This report that NPR did on Morning Edition this morning was great. It tackles why we tend to end up so different from our siblings despite having the same family. It is truly fascinating.
Turns out that on tests that measure personality — stuff like how extroverted you are, how conscientious — siblings are practically like strangers. […] In fact, in terms of personality, we are similar to our siblings only about 20 percent of the time.
Is anyone with a sibling surprised by this stat?
There are three theories about why this is true.
In the context of a family, one of the main things that’s happening is that children are competing for the time, love and attention of their parents. […] So if one child in a family seems to excel at academics, to avoid direct competition, the other child — consciously or unconsciously — will specialize in a different area, like socializing.
#2: Environment (This is SO interesting)
Though from the outside it appears that we are growing up in the same family as our siblings, in very important ways we really aren’t. We are not experiencing the same thing.
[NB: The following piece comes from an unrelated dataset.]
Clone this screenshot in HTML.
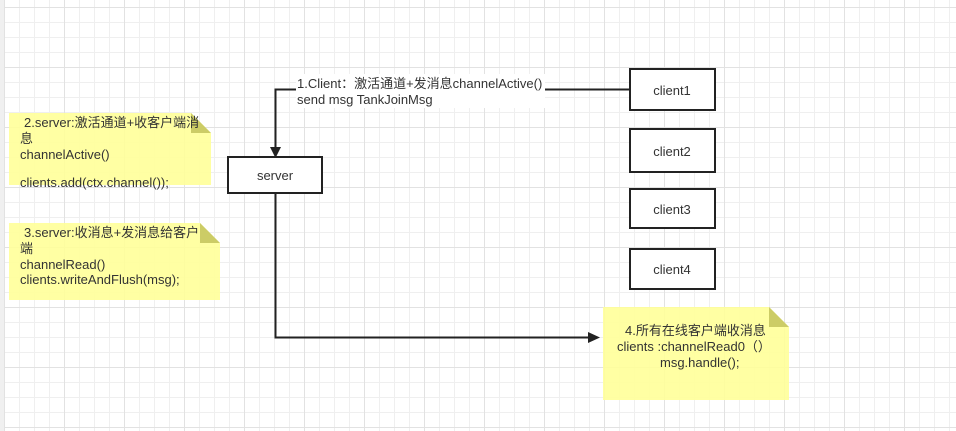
<!DOCTYPE html>
<html><head><meta charset="utf-8"><style>
html,body{margin:0;padding:0;background:#fff}
svg{display:block}
text{font-family:"Liberation Sans","Noto Sans CJK SC",sans-serif;font-size:13px;fill:#333}
</style></head><body>
<svg width="956" height="431" viewBox="0 0 956 431" xmlns="http://www.w3.org/2000/svg">
<defs>
<pattern id="g" x="4" y="7" width="60" height="60" patternUnits="userSpaceOnUse">
<path d="M15.5 0V60M30.5 0V60M45.5 0V60M0 15.5H60M0 30.5H60M0 45.5H60" stroke="#efefef" stroke-width="1"/>
<path d="M0.5 0V60M0 0.5H60" stroke="#e2e2e2" stroke-width="1"/>
</pattern>
</defs>
<rect width="956" height="431" fill="url(#g)"/>
<rect x="0" y="0" width="4" height="431" fill="#f0f0f0"/>

<!-- notes -->
<path d="M9 113H191L211 133V185H9Z" fill="#ffff99" opacity=".9"/>
<path d="M191 113L211 133H191Z" fill="#cccc66"/>
<path d="M9 223H200L220 243V300H9Z" fill="#ffff99" opacity=".9"/>
<path d="M200 223L220 243H200Z" fill="#cccc66"/>
<path d="M603 307H769L789 327V400H603Z" fill="#ffff99" opacity=".9"/>
<path d="M769 307L789 327H769Z" fill="#cccc66"/>

<text x="24" y="127">2.server:激活通道+收客户端消</text>
<text x="20" y="143">息</text>
<text x="20" y="159">channelActive()</text>
<text x="20" y="187">clients.add(ctx.channel());</text>

<text x="24" y="237">3.server:收消息+发消息给客户</text>
<text x="20" y="253">端</text>
<text x="20" y="269">channelRead()</text>
<text x="20" y="284">clients.writeAndFlush(msg);</text>

<text x="625" y="335">4.所有在线客户端收消息</text>
<text x="617" y="351">clients :channelRead0（）</text>
<text x="660" y="367">msg.handle();</text>

<!-- connectors -->
<path d="M630 89.5H545M296 89.5H275.5V152" fill="none" stroke="#222" stroke-width="2"/>
<path d="M270 147L275.5 158L281 147Z" fill="#222"/>
<rect x="296" y="74" width="249" height="34" fill="#fff"/>
<text x="297" y="88">1.Client：激活通道+发消息channelActive()</text>
<text x="297" y="104">send msg TankJoinMsg</text>

<path d="M275.5 193V337.5H592" fill="none" stroke="#222" stroke-width="2"/>
<path d="M588 332L600 337.5L588 343Z" fill="#222"/>

<!-- boxes -->
<g fill="#fff" stroke="#222" stroke-width="2">
<rect x="228" y="157" width="94" height="36"/>
<rect x="630" y="69" width="85" height="41"/>
<rect x="630" y="129" width="85" height="43"/>
<rect x="630" y="189" width="85" height="39"/>
<rect x="630" y="249" width="85" height="40"/>
</g>
<g text-anchor="middle">
<text x="275" y="180">server</text>
<text x="672" y="95">client1</text>
<text x="672" y="156">client2</text>
<text x="672" y="214">client3</text>
<text x="672" y="274">client4</text>
</g>
</svg>
</body></html>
“Children grow up in different families because most siblings differ in age, and so the timing with which you go through your family’s [major events] is different,” says Susan McHale, a researcher at Pennsylvania State University. “You know, a parent loses a job, parents get divorced. If you are three or five years behind your sibling, the experience of a 5-year-old whose parents get divorced is very different from the experience of a 9-year-old or a 10-year-old.”
The final theory is the comparison theory, which holds that families are essentially comparison machines that greatly exaggerate even minor differences between siblings.
I just think this is so amazing and important, to move the spotlight away solely from the parents and to point it also at one’s siblings (or, really, other people who you are in close contact with in your home life). We love to point to people’s parents immediately when we discuss who they are and why. The picture is never so narrow, is it?